The relationship between the employer and the employee during a transfer of undertaking

Supreme Court judgment 26 June 2020, HR-2020-1339-A, (case no. 19-152294SIV-HRET), civil case, appeal against judgment.

I.
ISS Facility Services AS, The Confederation of Norwegian Enterprise (NHO) (third-party intervener) (Counsel Kurt Weltzien), The Employers' Association Spekter (third-party intervener) (Counsel Tarjei Thorkildsen) v. Oløf Gunnlaugsdottir mfl. (Counsel Alexander Salvatore Cascio), NTL (third-party intervener) (Counsel Edvard Bakke) 

II.
Oløf Gunnlaugsdottir and others (Counsel Alexander Salvatore Cascio), NTL (third-party intervener) (Counsel Edvard Bakke) v.
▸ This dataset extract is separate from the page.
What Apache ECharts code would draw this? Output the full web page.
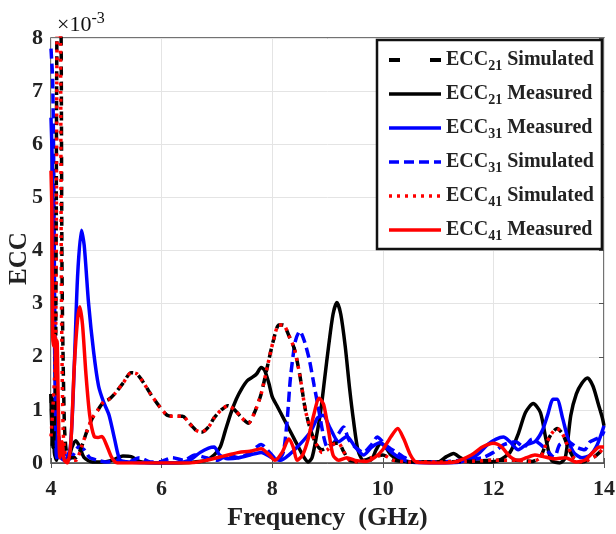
<!DOCTYPE html>
<html><head><meta charset="utf-8">
<script src="https://cdn.jsdelivr.net/npm/echarts@6/dist/echarts.min.js"></script>
<style>html,body{margin:0;padding:0;background:#fff}#c{width:616px;height:534px}</style>
</head><body><div id="c"></div>
<script>
// ---- data (ECC values in units of 1e-3) ----
const xTicks = [4, 6, 8, 10, 12, 14];
const yTicks = [0, 1, 2, 3, 4, 5, 6, 7, 8];

const ecc21SimF = [4.00,4.04,4.08,4.12,4.17,4.20,4.24,4.28,4.35,4.45,4.55,4.65,4.75,4.85,4.95,5.05,5.15,5.30,5.45,5.55,5.65,5.80,5.95,6.10,6.25,6.38,6.50,6.62,6.72,6.85,6.95,7.08,7.20,7.32,7.45,7.57,7.68,7.80,7.92,8.02,8.12,8.20,8.30,8.40,8.50,8.60,8.70,8.80,8.90,9.00,9.10,9.20,9.30,9.40,9.60,9.80,10.00,10.20,10.50,11.00,11.50,12.00,12.40,12.70,12.85,12.95,13.05,13.15,13.25,13.35,13.45,13.60,13.80,13.92,14.00];
const ecc21SimV = [1.3,0.3,1.5,9.0,9.0,3.5,0.8,0.2,0.1,0.1,0.3,0.6,0.85,1.0,1.15,1.2,1.3,1.5,1.7,1.68,1.55,1.3,1.08,0.9,0.88,0.88,0.75,0.62,0.58,0.68,0.85,1.0,1.08,1.0,0.85,0.75,0.95,1.3,1.85,2.3,2.6,2.6,2.4,2.15,1.65,1.0,0.6,0.35,0.25,0.3,0.37,0.37,0.2,0.05,0.03,0.1,0.15,0.05,0.02,0.02,0.03,0.05,0.05,0.03,0.12,0.35,0.55,0.65,0.55,0.3,0.1,0.02,0.1,0.2,0.3];

const ecc21MeaF = [4.00,4.02,4.04,4.06,4.10,4.15,4.20,4.30,4.38,4.45,4.52,4.60,4.75,4.90,5.10,5.30,5.45,5.60,5.90,6.30,6.60,6.80,6.95,7.06,7.15,7.25,7.35,7.45,7.55,7.65,7.72,7.80,7.86,7.94,8.00,8.10,8.20,8.30,8.40,8.50,8.58,8.65,8.72,8.80,8.88,8.95,9.02,9.10,9.17,9.24,9.32,9.40,9.47,9.55,9.65,9.78,9.88,9.96,10.05,10.15,10.30,10.60,11.00,11.15,11.28,11.40,11.60,11.90,12.10,12.30,12.45,12.58,12.72,12.85,12.95,13.05,13.20,13.30,13.40,13.50,13.60,13.70,13.80,13.90,13.97,14.00];
const ecc21MeaV = [1.3,0.3,1.2,0.2,0.05,0.3,0.1,0.05,0.3,0.42,0.3,0.1,0.02,0.02,0.05,0.13,0.12,0.03,0.0,0.0,0.02,0.05,0.15,0.3,0.6,0.93,1.2,1.4,1.55,1.62,1.68,1.8,1.75,1.5,1.25,1.05,0.85,0.65,0.45,0.25,0.1,0.02,0.1,0.5,1.0,1.6,2.2,2.8,3.02,2.8,2.2,1.4,0.8,0.25,0.05,0.05,0.25,0.37,0.3,0.15,0.05,0.02,0.02,0.12,0.18,0.1,0.02,0.02,0.05,0.2,0.55,0.95,1.12,0.95,0.45,0.05,0.0,0.1,0.9,1.3,1.5,1.6,1.45,1.1,0.85,0.7];

const ecc31MeaF = [4.00,4.02,4.05,4.08,4.10,4.14,4.18,4.25,4.35,4.42,4.48,4.55,4.60,4.68,4.77,4.86,4.95,5.05,5.15,5.25,5.40,5.80,6.20,6.50,6.70,6.85,6.95,7.05,7.20,7.40,7.60,7.80,8.00,8.15,8.30,8.50,8.70,8.82,8.92,9.05,9.20,9.35,9.50,9.65,9.80,9.95,10.10,10.30,10.50,11.00,11.40,11.70,11.90,12.05,12.18,12.30,12.45,12.60,12.75,12.88,12.98,13.08,13.15,13.25,13.35,13.45,13.60,13.75,13.88,14.00];
const ecc31MeaV = [6.5,5.8,3.5,1.0,0.1,0.5,0.1,0.05,0.3,1.8,3.5,4.38,4.1,3.0,2.1,1.45,1.15,0.9,0.45,0.05,0.02,0.0,0.0,0.05,0.2,0.28,0.3,0.15,0.08,0.1,0.15,0.2,0.1,0.05,0.15,0.35,0.6,0.85,0.9,0.65,0.4,0.5,0.3,0.15,0.3,0.38,0.25,0.1,0.02,0.0,0.02,0.15,0.35,0.45,0.49,0.4,0.25,0.35,0.4,0.6,0.9,1.2,1.2,0.85,0.45,0.2,0.1,0.15,0.35,0.7];

const ecc31SimF = [4.00,4.03,4.05,4.07,4.10,4.14,4.20,4.30,4.40,4.50,4.60,4.70,4.85,5.00,5.20,5.40,5.60,5.80,6.00,6.20,6.40,6.60,6.80,7.00,7.20,7.40,7.60,7.80,7.95,8.10,8.20,8.27,8.33,8.42,8.50,8.58,8.67,8.76,8.85,8.93,9.00,9.10,9.20,9.29,9.38,9.50,9.65,9.80,9.90,10.00,10.10,10.25,10.40,10.60,11.00,11.40,11.80,12.00,12.20,12.40,12.55,12.70,12.85,13.00,13.10,13.20,13.35,13.50,13.65,13.75,13.85,13.95,14.00];
const ecc31SimV = [7.8,7.2,5.5,2.5,0.6,0.1,0.3,0.05,0.15,0.3,0.25,0.1,0.05,0.02,0.05,0.02,0.1,0.02,0.03,0.1,0.05,0.15,0.1,0.05,0.15,0.1,0.2,0.35,0.2,0.05,0.2,0.8,1.6,2.3,2.48,2.3,1.95,1.45,0.95,0.5,0.3,0.35,0.55,0.68,0.45,0.3,0.2,0.35,0.49,0.4,0.3,0.2,0.1,0.02,0.02,0.05,0.1,0.2,0.35,0.4,0.3,0.45,0.35,0.2,0.1,0.35,0.4,0.3,0.25,0.4,0.45,0.5,0.6];

const ecc41SimF = [4.00,4.08,4.12,4.16,4.19,4.22,4.26,4.32,4.45,4.55,4.65,4.75,4.85,4.95,5.05,5.15,5.30,5.45,5.55,5.65,5.80,5.95,6.10,6.25,6.38,6.50,6.62,6.72,6.85,6.95,7.08,7.20,7.32,7.45,7.57,7.68,7.80,7.92,8.02,8.12,8.20,8.30,8.40,8.50,8.60,8.70,8.80,8.90,9.00,9.10,9.20,9.30,9.40,9.60,9.80,10.00,10.20,10.50,11.00,11.50,12.00,12.40,12.70,12.85,12.95,13.05,13.15,13.25,13.35,13.45,13.60,13.80,13.92,14.00];
const ecc41SimV = [0.5,2.0,9.0,9.0,3.0,0.6,0.15,0.05,0.05,0.3,0.6,0.85,1.0,1.15,1.2,1.3,1.5,1.7,1.68,1.55,1.3,1.08,0.9,0.88,0.88,0.75,0.62,0.58,0.68,0.85,1.0,1.08,1.0,0.85,0.75,0.95,1.3,1.85,2.3,2.6,2.6,2.4,2.15,1.65,1.0,0.6,0.35,0.2,0.25,0.35,0.37,0.2,0.05,0.02,0.1,0.15,0.05,0.02,0.02,0.03,0.05,0.05,0.03,0.1,0.35,0.55,0.65,0.55,0.3,0.1,0.02,0.1,0.2,0.3];

const ecc41MeaF = [4.00,4.015,4.03,4.05,4.07,4.09,4.11,4.13,4.16,4.20,4.24,4.30,4.36,4.42,4.48,4.52,4.57,4.63,4.70,4.78,4.85,4.92,5.00,5.10,5.20,5.50,6.00,6.50,6.80,7.00,7.20,7.40,7.60,7.80,7.95,8.05,8.18,8.30,8.38,8.45,8.55,8.65,8.75,8.85,8.93,9.02,9.10,9.20,9.35,9.50,9.70,9.85,10.00,10.15,10.27,10.38,10.50,10.60,11.00,11.30,11.60,11.80,12.00,12.15,12.30,12.45,12.60,12.75,12.90,13.10,13.30,13.50,13.65,13.80,13.92,14.00];
const ecc41MeaV = [5.5,4.8,2.4,2.2,2.4,1.6,2.3,1.2,0.1,0.4,0.05,0.0,0.4,1.8,2.7,2.94,2.6,1.7,0.9,0.5,0.48,0.5,0.35,0.1,0.0,0.0,0.0,0.0,0.05,0.1,0.15,0.2,0.22,0.27,0.15,0.05,0.2,0.45,0.3,0.05,0.15,0.45,0.9,1.22,1.1,0.6,0.15,0.05,0.1,0.05,0.03,0.1,0.25,0.5,0.65,0.45,0.15,0.02,0.0,0.02,0.15,0.3,0.37,0.3,0.12,0.05,0.1,0.15,0.12,0.08,0.1,0.02,0.05,0.2,0.3,0.3];

const seriesNames = ['ECC21 Simulated','ECC21 Measured','ECC31 Measured','ECC31 Simulated','ECC41 Simulated','ECC41 Measured'];

function zip(f, v){ return f.map((x,i)=>[x, v[i]]); }

const serif = 'Liberation Serif';
const chart = echarts.init(document.getElementById('c'), null, {renderer:'canvas'});

function mk(name, f, v, color, type, width, z){
  return {name, type:'line', data: zip(f,v), symbol:'none', smooth:0.25, z,
    lineStyle:{color, width, type, cap:'butt'}, itemStyle:{color}, clip:true};
}

const option = {
  animation:false,
  backgroundColor:'#fff',
  title:{
    text:'×10{s|-3}', left:52, top:6,
    textStyle:{fontFamily:serif, fontSize:22, fontWeight:'normal', color:'#111',
      rich:{s:{fontFamily:serif, fontSize:16, color:'#111', padding:[0,0,12,0]}}}
  },
  grid:{left:51, right:12, top:38, bottom:71, show:true, borderColor:'#444', borderWidth:1.5,
        outerBoundsMode:'none', containLabel:false},
  xAxis:[{
    type:'value', min:4, max:14, interval:2,
    name:'Frequency  (GHz)', nameLocation:'middle', nameGap:42, nameMoveOverlap:false,
    nameTextStyle:{fontFamily:serif, fontSize:26, fontWeight:'bold', color:'#222'},
    axisLabel:{fontFamily:serif, fontSize:22, fontWeight:'bold', color:'#222', margin:15},
    axisLine:{show:true, lineStyle:{color:'#555', width:1}},
    axisTick:{show:true, inside:true, length:5, lineStyle:{color:'#555'}},
    splitLine:{show:true, lineStyle:{color:'#e4e4e4', width:1}}
  },{
    type:'value', min:4, max:14, interval:2, position:'top',
    axisLabel:{show:false}, axisLine:{show:false},
    axisTick:{show:true, inside:true, length:5, lineStyle:{color:'#555'}}, splitLine:{show:false}
  }],
  yAxis:[{
    type:'value', min:0, max:8, interval:1,
    name:'ECC', nameLocation:'middle', nameGap:19, nameRotate:90, nameMoveOverlap:false,
    nameTextStyle:{fontFamily:serif, fontSize:25, fontWeight:'bold', color:'#222', padding:[0,16,0,0]},
    axisLabel:{fontFamily:serif, fontSize:22, fontWeight:'bold', color:'#222', margin:8},
    axisLine:{show:false}, axisTick:{show:false},
    splitLine:{show:true, lineStyle:{color:'#e4e4e4', width:1}}
  },{
    type:'value', min:0, max:8, interval:1, position:'right',
    axisLabel:{show:false}, axisLine:{show:false},
    axisTick:{show:true, inside:true, length:5, lineStyle:{color:'#555'}}, splitLine:{show:false}
  }],
  legend:{
    orient:'vertical', left:377, top:40,
    data: seriesNames.map((n,i)=> i===0 ? {name:n, lineStyle:{type:[11,30], width:4}} : {name:n}),
    backgroundColor:'#fff', borderColor:'#111', borderWidth:2.5,
    padding:[7,8,6,10], itemGap:8, itemWidth:52, itemHeight:26,
    lineStyle:{width:3.5},
    itemStyle:{opacity:0},
    formatter: function(n){
      const p = n.split(' ');
      return '{b|' + p[0].slice(0,3) + '}{s|' + p[0].slice(3) + '}{b| ' + p[1] + '}';
    },
    textStyle:{
      fontFamily:serif, fontWeight:'bold', color:'#222', fontSize:20,
      rich:{
        b:{fontFamily:serif, fontWeight:'bold', fontSize:20, color:'#222', lineHeight:24},
        s:{fontFamily:serif, fontWeight:'bold', fontSize:14, color:'#222', padding:[12,0,0,0], lineHeight:16}
      }
    }
  },
  series:[
    mk(seriesNames[0], ecc21SimF, ecc21SimV, '#000000', [9,6], 3.5, 3),
    mk(seriesNames[1], ecc21MeaF, ecc21MeaV, '#000000', 'solid', 3.5, 2),
    mk(seriesNames[2], ecc31MeaF, ecc31MeaV, '#0000ff', 'solid', 3.5, 2),
    mk(seriesNames[3], ecc31SimF, ecc31SimV, '#0000ff', [10,5], 3.5, 2),
    mk(seriesNames[4], ecc41SimF, ecc41SimV, '#ff0000', [3,5], 3.5, 4),
    mk(seriesNames[5], ecc41MeaF, ecc41MeaV, '#ff0000', 'solid', 3.5, 5)
  ]
};
chart.setOption(option);
</script>
</body></html>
ISS Facility Services AS, The Confederation of Norwegian Enterpris (NHO) (third-party intervener) (Counsel Kurt Weltzien), The Employers' Association Spekter (third-party intervener) (Counsel Tarjei Thorkildsen)

Justices: Indreberg, Falkanger, Arntzen, Høgetveit Berg, Thyness

In connection with a transfer of a part of an undertaking in 2016, see section 16-2 of the Working Environment Act, the employer's responsibility for cleaners who were previously employed with Forsvarsbygg, was transferred to ISS Facility Services AS (ISS) after it had been decided that the cleaning of the buildings of the Norwegian Armed Forces was to be put out to tender. The Supreme Court found that the reference in the cleaners' employment contracts to the periods of notice in the Civil Service Act was legally binding and thus comprised by the transfer of rights to ISS under section 16-2 of the Working Environment Act. ISS had declared its existing collective pension scheme applicable towards the cleaners. This implied that their former right to special old age pension and to early retirement pension (AFP) was lost in accordance with section 16-2 subsection 3 second sentence of the Working Environment Act.